▸ **AIM OF THE EXERCISE**
Exactly and only the lines from the one containing "Output the web" through the one containing "1.9, 0.6, 0, 0];" belong in your copy. Pictures do not.

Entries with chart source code
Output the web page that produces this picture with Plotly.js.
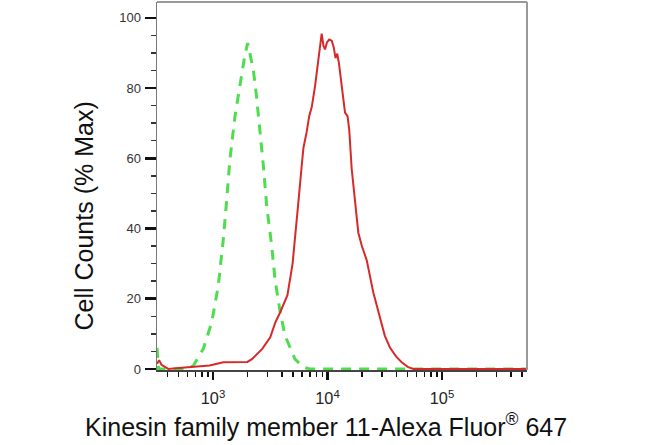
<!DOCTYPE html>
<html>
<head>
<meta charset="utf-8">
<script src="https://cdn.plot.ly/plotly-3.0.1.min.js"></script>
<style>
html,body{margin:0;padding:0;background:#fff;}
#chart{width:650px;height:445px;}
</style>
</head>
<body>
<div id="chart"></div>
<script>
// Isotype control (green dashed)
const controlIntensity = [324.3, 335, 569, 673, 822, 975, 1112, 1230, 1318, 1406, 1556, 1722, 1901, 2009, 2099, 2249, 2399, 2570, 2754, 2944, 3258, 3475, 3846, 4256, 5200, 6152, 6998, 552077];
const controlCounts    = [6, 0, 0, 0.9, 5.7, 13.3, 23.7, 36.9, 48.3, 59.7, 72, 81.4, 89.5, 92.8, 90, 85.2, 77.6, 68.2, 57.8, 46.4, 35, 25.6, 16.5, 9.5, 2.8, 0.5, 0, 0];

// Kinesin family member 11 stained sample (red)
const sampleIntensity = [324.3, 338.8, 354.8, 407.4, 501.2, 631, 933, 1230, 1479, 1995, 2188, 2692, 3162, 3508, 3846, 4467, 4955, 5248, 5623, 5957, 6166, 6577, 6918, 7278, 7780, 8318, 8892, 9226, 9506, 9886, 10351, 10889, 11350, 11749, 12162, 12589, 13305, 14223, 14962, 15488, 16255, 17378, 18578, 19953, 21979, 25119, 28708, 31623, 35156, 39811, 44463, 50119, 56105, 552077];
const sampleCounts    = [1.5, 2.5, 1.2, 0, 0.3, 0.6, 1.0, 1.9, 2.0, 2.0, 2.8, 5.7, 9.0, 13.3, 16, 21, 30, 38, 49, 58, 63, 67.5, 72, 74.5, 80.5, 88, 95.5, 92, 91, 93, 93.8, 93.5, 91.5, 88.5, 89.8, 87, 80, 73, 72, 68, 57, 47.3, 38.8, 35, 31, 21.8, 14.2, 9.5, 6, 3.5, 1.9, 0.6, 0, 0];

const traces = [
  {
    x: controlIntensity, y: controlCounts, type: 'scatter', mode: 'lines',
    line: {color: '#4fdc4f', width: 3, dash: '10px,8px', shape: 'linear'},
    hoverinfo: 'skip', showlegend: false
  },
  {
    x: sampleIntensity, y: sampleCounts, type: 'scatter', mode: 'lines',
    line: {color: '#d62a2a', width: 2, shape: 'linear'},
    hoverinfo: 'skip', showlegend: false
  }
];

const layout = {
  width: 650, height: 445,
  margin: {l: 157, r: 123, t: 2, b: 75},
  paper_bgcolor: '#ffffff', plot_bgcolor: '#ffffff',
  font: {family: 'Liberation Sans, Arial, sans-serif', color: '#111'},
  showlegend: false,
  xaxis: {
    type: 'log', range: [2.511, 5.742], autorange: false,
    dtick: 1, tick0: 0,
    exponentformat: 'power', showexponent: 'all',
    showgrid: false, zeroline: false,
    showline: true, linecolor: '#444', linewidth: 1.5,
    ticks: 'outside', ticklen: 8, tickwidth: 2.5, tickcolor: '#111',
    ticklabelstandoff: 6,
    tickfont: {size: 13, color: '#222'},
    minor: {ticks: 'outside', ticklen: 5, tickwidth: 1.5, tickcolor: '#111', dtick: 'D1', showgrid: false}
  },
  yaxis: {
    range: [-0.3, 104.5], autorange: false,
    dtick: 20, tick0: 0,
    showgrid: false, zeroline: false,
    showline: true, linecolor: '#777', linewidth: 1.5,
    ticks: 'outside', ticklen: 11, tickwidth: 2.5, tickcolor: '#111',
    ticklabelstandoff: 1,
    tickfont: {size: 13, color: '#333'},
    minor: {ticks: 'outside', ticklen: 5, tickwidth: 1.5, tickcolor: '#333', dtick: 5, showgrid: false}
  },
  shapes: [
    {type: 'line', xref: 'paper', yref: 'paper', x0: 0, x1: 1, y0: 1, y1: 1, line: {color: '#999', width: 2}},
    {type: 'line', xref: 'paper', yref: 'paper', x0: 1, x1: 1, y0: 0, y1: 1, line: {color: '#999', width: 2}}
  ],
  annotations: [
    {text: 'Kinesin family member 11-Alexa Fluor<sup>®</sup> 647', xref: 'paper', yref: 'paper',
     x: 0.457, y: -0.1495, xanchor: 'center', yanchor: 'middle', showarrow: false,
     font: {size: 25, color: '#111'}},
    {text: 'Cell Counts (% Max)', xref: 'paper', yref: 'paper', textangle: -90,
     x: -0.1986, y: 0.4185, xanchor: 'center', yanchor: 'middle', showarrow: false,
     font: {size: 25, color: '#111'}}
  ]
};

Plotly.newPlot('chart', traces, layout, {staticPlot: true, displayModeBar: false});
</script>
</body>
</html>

---

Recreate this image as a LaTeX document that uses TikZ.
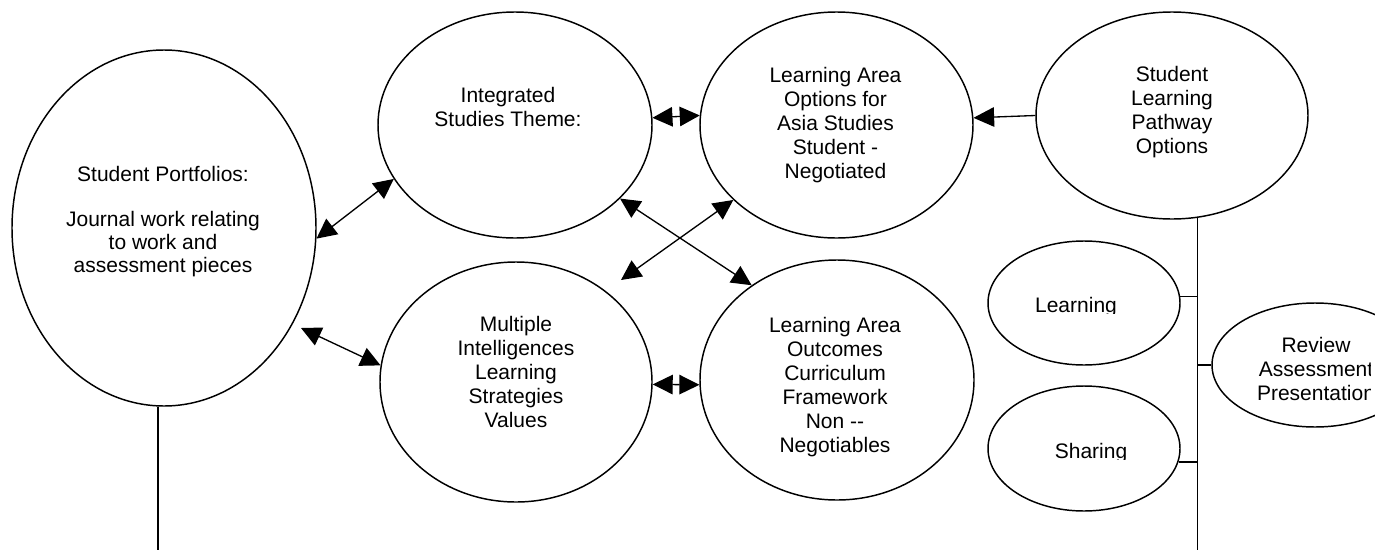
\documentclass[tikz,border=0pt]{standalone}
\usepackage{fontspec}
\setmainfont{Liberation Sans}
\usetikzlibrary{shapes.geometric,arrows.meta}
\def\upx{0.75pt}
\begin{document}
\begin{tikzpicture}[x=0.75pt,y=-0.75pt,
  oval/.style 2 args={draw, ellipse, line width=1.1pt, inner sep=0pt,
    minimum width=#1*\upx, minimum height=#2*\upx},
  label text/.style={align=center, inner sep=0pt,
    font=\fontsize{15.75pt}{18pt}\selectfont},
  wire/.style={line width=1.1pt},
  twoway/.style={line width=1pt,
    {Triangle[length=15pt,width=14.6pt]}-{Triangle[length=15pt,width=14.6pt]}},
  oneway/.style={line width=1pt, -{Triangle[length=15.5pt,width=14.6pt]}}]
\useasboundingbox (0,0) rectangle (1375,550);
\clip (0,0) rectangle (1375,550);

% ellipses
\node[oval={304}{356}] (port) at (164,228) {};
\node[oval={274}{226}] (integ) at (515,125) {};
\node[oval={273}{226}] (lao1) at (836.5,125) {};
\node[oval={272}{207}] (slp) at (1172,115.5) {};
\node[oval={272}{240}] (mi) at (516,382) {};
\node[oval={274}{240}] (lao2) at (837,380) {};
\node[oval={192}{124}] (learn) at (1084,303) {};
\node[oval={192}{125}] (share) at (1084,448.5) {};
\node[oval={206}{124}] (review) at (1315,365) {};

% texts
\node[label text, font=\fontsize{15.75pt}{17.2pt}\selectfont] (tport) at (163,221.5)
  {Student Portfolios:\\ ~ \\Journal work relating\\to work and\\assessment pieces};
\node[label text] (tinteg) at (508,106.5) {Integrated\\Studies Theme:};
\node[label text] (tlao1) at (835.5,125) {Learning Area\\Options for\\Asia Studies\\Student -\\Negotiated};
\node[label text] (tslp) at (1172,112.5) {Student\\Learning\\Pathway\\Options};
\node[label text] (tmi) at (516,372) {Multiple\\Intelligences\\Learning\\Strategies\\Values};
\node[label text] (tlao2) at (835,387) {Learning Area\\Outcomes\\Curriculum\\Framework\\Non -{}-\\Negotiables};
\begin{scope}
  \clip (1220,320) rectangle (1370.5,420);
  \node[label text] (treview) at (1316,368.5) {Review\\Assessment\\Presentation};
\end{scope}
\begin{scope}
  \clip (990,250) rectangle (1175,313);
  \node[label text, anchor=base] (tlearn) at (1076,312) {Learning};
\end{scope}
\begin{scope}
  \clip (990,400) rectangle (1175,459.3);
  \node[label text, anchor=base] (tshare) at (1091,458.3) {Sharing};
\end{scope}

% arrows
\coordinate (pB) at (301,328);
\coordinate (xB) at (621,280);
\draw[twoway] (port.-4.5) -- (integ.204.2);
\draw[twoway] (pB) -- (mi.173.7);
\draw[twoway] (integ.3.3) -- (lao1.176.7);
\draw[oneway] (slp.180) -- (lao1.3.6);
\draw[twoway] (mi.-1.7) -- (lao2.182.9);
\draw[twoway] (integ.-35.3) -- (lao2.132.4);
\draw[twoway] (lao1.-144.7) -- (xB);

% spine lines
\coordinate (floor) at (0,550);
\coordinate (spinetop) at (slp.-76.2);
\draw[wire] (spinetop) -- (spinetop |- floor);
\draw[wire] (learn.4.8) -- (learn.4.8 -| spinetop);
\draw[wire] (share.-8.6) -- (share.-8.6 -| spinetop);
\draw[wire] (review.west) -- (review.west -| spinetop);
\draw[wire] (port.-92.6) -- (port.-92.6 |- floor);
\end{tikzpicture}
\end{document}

▸ **THE RESPONSE**
Output the web page that produces this picture with Plotly.js.
<!DOCTYPE html>
<html>
<head>
<meta charset="utf-8">
<script src="https://cdn.plot.ly/plotly-3.0.1.min.js"></script>
<style>
html,body{margin:0;padding:0;background:#fff;}
#chart{width:650px;height:445px;}
</style>
</head>
<body>
<div id="chart"></div>
<script>
// Isotype control (green dashed)
const controlIntensity = [324.3, 335, 569, 673, 822, 975, 1112, 1230, 1318, 1406, 1556, 1722, 1901, 2009, 2099, 2249, 2399, 2570, 2754, 2944, 3258, 3475, 3846, 4256, 5200, 6152, 6998, 552077];
const controlCounts    = [6, 0, 0, 0.9, 5.7, 13.3, 23.7, 36.9, 48.3, 59.7, 72, 81.4, 89.5, 92.8, 90, 85.2, 77.6, 68.2, 57.8, 46.4, 35, 25.6, 16.5, 9.5, 2.8, 0.5, 0, 0];

// Kinesin family member 11 stained sample (red)
const sampleIntensity = [324.3, 338.8, 354.8, 407.4, 501.2, 631, 933, 1230, 1479, 1995, 2188, 2692, 3162, 3508, 3846, 4467, 4955, 5248, 5623, 5957, 6166, 6577, 6918, 7278, 7780, 8318, 8892, 9226, 9506, 9886, 10351, 10889, 11350, 11749, 12162, 12589, 13305, 14223, 14962, 15488, 16255, 17378, 18578, 19953, 21979, 25119, 28708, 31623, 35156, 39811, 44463, 50119, 56105, 552077];
const sampleCounts    = [1.5, 2.5, 1.2, 0, 0.3, 0.6, 1.0, 1.9, 2.0, 2.0, 2.8, 5.7, 9.0, 13.3, 16, 21, 30, 38, 49, 58, 63, 67.5, 72, 74.5, 80.5, 88, 95.5, 92, 91, 93, 93.8, 93.5, 91.5, 88.5, 89.8, 87, 80, 73, 72, 68, 57, 47.3, 38.8, 35, 31, 21.8, 14.2, 9.5, 6, 3.5, 1.9, 0.6, 0, 0];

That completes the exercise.